Zero Trust is an IT security model that requires strict verification for all users, even those inside the organization’s network, to be authenticated before being granted access to any applications or data.
Traditionally, the typical approach to network security is “trust, but verify,” which means sites, apps, and devices would allow users in with the proper credentials. It operates on the assumption that anyone inside of an organization’s network can be trusted and access information. However, due to an increasingly malicious threat landscape, this security model does not suffice as hackers are becoming more sophisticated in regard to insider threats.
The Zero Trust architecture, on the other hand, runs on the principle of “never trust, always verify,” which assumes that no one is trusted from inside or outside the network, and verification is required from everyone. Zero Trust is one of the most effective and safest ways for an organization to control access to their data, networks, and applications.

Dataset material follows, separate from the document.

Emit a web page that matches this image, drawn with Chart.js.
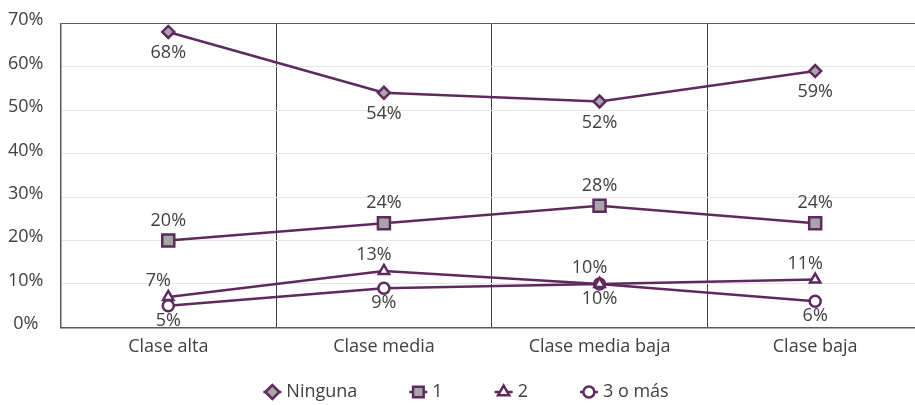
<!DOCTYPE html>
<html>
<head>
<meta charset="utf-8">
<script src="https://cdn.jsdelivr.net/npm/chart.js@4"></script>
<style>
  html, body { margin: 0; padding: 0; background: #fff; overflow: hidden; width: 915px; height: 405px; }
  canvas { display: block; }
</style>
</head>
<body>
<canvas id="chart" width="924" height="405"></canvas>
<script>
// data
const categories = ['Clase alta', 'Clase media', 'Clase media baja', 'Clase baja'];
const ninguna = [68, 54, 52, 59];
const uno = [20, 24, 28, 24];
const dos = [7, 13, 10, 11];
const tresOMas = [5, 9, 10, 6];
const yTicks = [0, 10, 20, 30, 40, 50, 60, 70];

const PURPLE = '#5e2a5e';
const GRAY = '#a6a6a6';
const TEXT = '#404040';
const FONT = "'Open Sans', sans-serif";

// label offset for each series [dx, dy]
const LABEL_OFFSETS = [[0, 21], [0, -20], [-10, -16], [0, 15]];
// legend marker radius for each series
const LEGEND_RADIUS = [7, 7.5, 6.5, 5.5];

const dataLabels = {
  id: 'dataLabels',
  afterDatasetsDraw(chart) {
    const c = chart.ctx;
    c.save();
    c.font = `18px ${FONT}`;
    c.fillStyle = TEXT;
    c.textAlign = 'center';
    c.textBaseline = 'middle';
    chart.data.datasets.forEach((ds, i) => {
      const [dx, dy] = LABEL_OFFSETS[i];
      chart.getDatasetMeta(i).data.forEach((pt, j) => {
        c.fillText(`${ds.data[j]}%`, pt.x + dx, pt.y + dy);
      });
    });
    c.restore();
  }
};

// Excel-like legend: short line + marker, wide gaps
const lineLegend = {
  id: 'lineLegend',
  afterDraw(chart) {
    const c = chart.ctx;
    const sets = chart.data.datasets;
    c.save();
    c.font = `18px ${FONT}`;
    c.textBaseline = 'middle';
    c.textAlign = 'left';
    const toText = 14, gap = 61;
    const widths = sets.map(ds => c.measureText(ds.label).width);
    let total = 7;
    widths.forEach((w, i) => { total += toText + w + (i < widths.length - 1 ? gap : 0); });
    let x = chart.width / 2 + 5 - total / 2 + 7;
    const y = 392;
    sets.forEach((ds, i) => {
      c.strokeStyle = PURPLE;
      c.lineWidth = 2.5;
      c.beginPath(); c.moveTo(x - 9, y); c.lineTo(x + 9, y); c.stroke();
      c.fillStyle = ds.pointBackgroundColor;
      Chart.helpers.drawPoint(c, { pointStyle: ds.pointStyle, radius: LEGEND_RADIUS[i], borderWidth: 2.5, rotation: 0 }, x, y);
      c.fillStyle = TEXT;
      c.fillText(ds.label, x + toText, y);
      x += toText + widths[i] + gap;
    });
    c.restore();
  }
};

function series(label, data, style, fill, radius) {
  return {
    label, data,
    borderColor: PURPLE, borderWidth: 2.5,
    pointStyle: style, pointRadius: radius, pointHoverRadius: radius,
    pointBackgroundColor: fill, pointBorderColor: PURPLE, pointBorderWidth: 2.5,
    backgroundColor: fill, tension: 0,
  };
}

new Chart(document.getElementById('chart'), {
  type: 'line',
  data: {
    labels: categories,
    datasets: [
      series('Ninguna', ninguna, 'rectRot', GRAY, 6),
      series('1', uno, 'rect', GRAY, 8.5),
      series('2', dos, 'triangle', '#ffffff', 6),
      series('3 o más', tresOMas, 'circle', '#ffffff', 5.5),
    ]
  },
  options: {
    responsive: false, animation: false,
    layout: { autoPadding: false, padding: { left: -9, top: 21, right: 1, bottom: 38 } },
    plugins: {
      legend: { display: false },
      tooltip: { enabled: false },
    },
    scales: {
      x: {
        offset: true,
        grid: { offset: true, color: '#404040', lineWidth: 1, drawTicks: false },
        border: { color: '#595959', width: 1.5 },
        ticks: { color: TEXT, font: { family: FONT, size: 18 }, padding: 9 },
      },
      y: {
        min: 0, max: 70,
        afterBuildTicks: (axis) => { axis.ticks = yTicks.map(v => ({ value: v })); },
        grid: {
          drawTicks: false,
          color: (ctx) => (ctx.tick && ctx.tick.value === 70) ? '#595959' : '#e6e6e6',
          lineWidth: 1,
        },
        border: { color: '#595959', width: 1.5 },
        ticks: {
          color: TEXT, font: { family: FONT, size: 18, lineHeight: 0.35 }, padding: 17, crossAlign: 'center',
          // empty second line lifts the label a little above its gridline
          callback: (v) => [`${v}%`, ''],
        },
      },
    },
  },
  plugins: [dataLabels, lineLegend],
});
</script>
</body>
</html>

There is no single specific technology associated with zero trust architecture. Instead, it is a new security model that utilizes technologies such as multi-factor authentication, least-privilege identity, network segmentation, and the latest in endpoint security.

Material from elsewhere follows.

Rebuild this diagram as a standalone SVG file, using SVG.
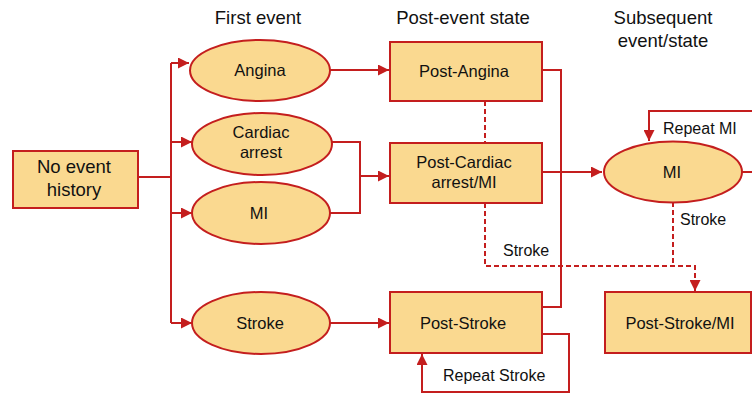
<svg xmlns="http://www.w3.org/2000/svg" width="752" height="393" viewBox="0 0 752 393">
<style>
.n{fill:#FAD990;stroke:#C41E1E;stroke-width:2}
.c{fill:none;stroke:#C41E1E;stroke-width:2}
.d{fill:none;stroke:#C41E1E;stroke-width:2;stroke-dasharray:5 3}
text{font-family:"Liberation Sans",Arial,sans-serif;fill:#111;text-anchor:middle}
.t{font-size:16.5px}
.b{font-size:18.5px}
.h{font-size:18.5px}
.l{font-size:16px;text-anchor:start}
</style>
<defs>
<marker id="a" viewBox="0 0 10 10" refX="10" refY="5" markerWidth="5.5" markerHeight="5.5" markerUnits="strokeWidth" orient="auto"><path d="M0,0L10,5L0,10z" fill="#C41E1E"/></marker>
</defs>
<g id="headers">
<text class="h" x="258" y="24">First event</text>
<text class="h" x="463" y="24">Post-event state</text>
<text class="h" x="663" y="24">Subsequent</text>
<text class="h" x="663" y="47">event/state</text>
</g>
<g id="connectors">
<path class="c" d="M138,177H171"/>
<path class="c" d="M171,63V323" />
<path class="c" d="M171,63H189" marker-end="url(#a)"/>
<path class="c" d="M171,142H192" marker-end="url(#a)"/>
<path class="c" d="M171,213H192" marker-end="url(#a)"/>
<path class="c" d="M171,323H192" marker-end="url(#a)"/>
<path class="c" d="M330,70H389" marker-end="url(#a)"/>
<path class="c" d="M332,142H360V213H330"/>
<path class="c" d="M360,176H389" marker-end="url(#a)"/>
<path class="c" d="M330,323H389" marker-end="url(#a)"/>
<path class="c" d="M542,70H561V307H542"/>
<path class="d" d="M485,101V143"/>
<path class="c" d="M542,172H602" marker-end="url(#a)"/>
<path class="c" d="M742,172H760M760,111H649V141" marker-end="url(#a)"/>
<path class="d" d="M673,202V266"/>
<path class="d" d="M485,203V266H695V291" marker-end="url(#a)"/>
<path class="c" d="M542,334H569V392H422V354" marker-end="url(#a)"/>
</g>
<g id="labels">
<text class="l" x="663" y="134">Repeat MI</text>
<text class="l" x="680" y="225">Stroke</text>
<text class="l" x="503" y="256">Stroke</text>
<text class="l" x="443" y="381">Repeat Stroke</text>
</g>
<g id="no-event"><rect class="n" x="13" y="151" width="125" height="57"/><text class="b" x="74" y="173">No event</text><text class="b" x="74" y="196">history</text></g>
<g id="angina"><ellipse class="n" cx="260" cy="70.5" rx="70" ry="30.5"/><text class="t" x="260" y="76">Angina</text></g>
<g id="cardiac-arrest"><ellipse class="n" cx="262" cy="144" rx="70" ry="31"/><text class="t" x="261" y="138">Cardiac</text><text class="t" x="261" y="158">arrest</text></g>
<g id="mi-first"><ellipse class="n" cx="261" cy="213" rx="69" ry="31"/><text class="t" x="259" y="219">MI</text></g>
<g id="stroke-first"><ellipse class="n" cx="261" cy="323" rx="69" ry="31"/><text class="t" x="260" y="329">Stroke</text></g>
<g id="post-angina"><rect class="n" x="390" y="42" width="152" height="59"/><text class="t" x="464" y="77">Post-Angina</text></g>
<g id="post-cardiac"><rect class="n" x="390" y="143" width="152" height="60"/><text class="t" x="464" y="168">Post-Cardiac</text><text class="t" x="464" y="188">arrest/MI</text></g>
<g id="post-stroke"><rect class="n" x="390" y="292" width="152" height="61"/><text class="t" x="463" y="329">Post-Stroke</text></g>
<g id="mi-subsequent"><ellipse class="n" cx="673" cy="172" rx="69" ry="30.5"/><text class="t" x="672" y="178">MI</text></g>
<g id="post-stroke-mi"><rect class="n" x="605" y="292" width="146" height="61"/><text class="t" x="680" y="329">Post-Stroke/MI</text></g>
</svg>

Multi-factor Authentication: Users are treated as if they are operating in an open and unsecured environment and are asked to log in at every session and often times the login involves multi-factor authentication.
Least-Privilege Access: Users only have as much access as absolutely needed, which minimizes and limits access to internal tools and systems.
Network Segmentation: This is the practice of breaking up security perimeters into smaller zones and maintaining access for separate parts of the network. It minimizes the risk of other zones if one is hacked. If one zone is compromised, the hacker will not be able to access the other zones.
Endpoint Security: The Zero Trust model can be extended to endpoints as well to prevent attempts of unauthorized access to data and applications that typically live on the endpoint.
Achieving Zero Trust is not as complex and costly as some assume. There are no Zero Trust products, and everything can be built upon your existing architecture. Creating a Zero Trust environment begins with identifying what you need to protect and mapping it out from there.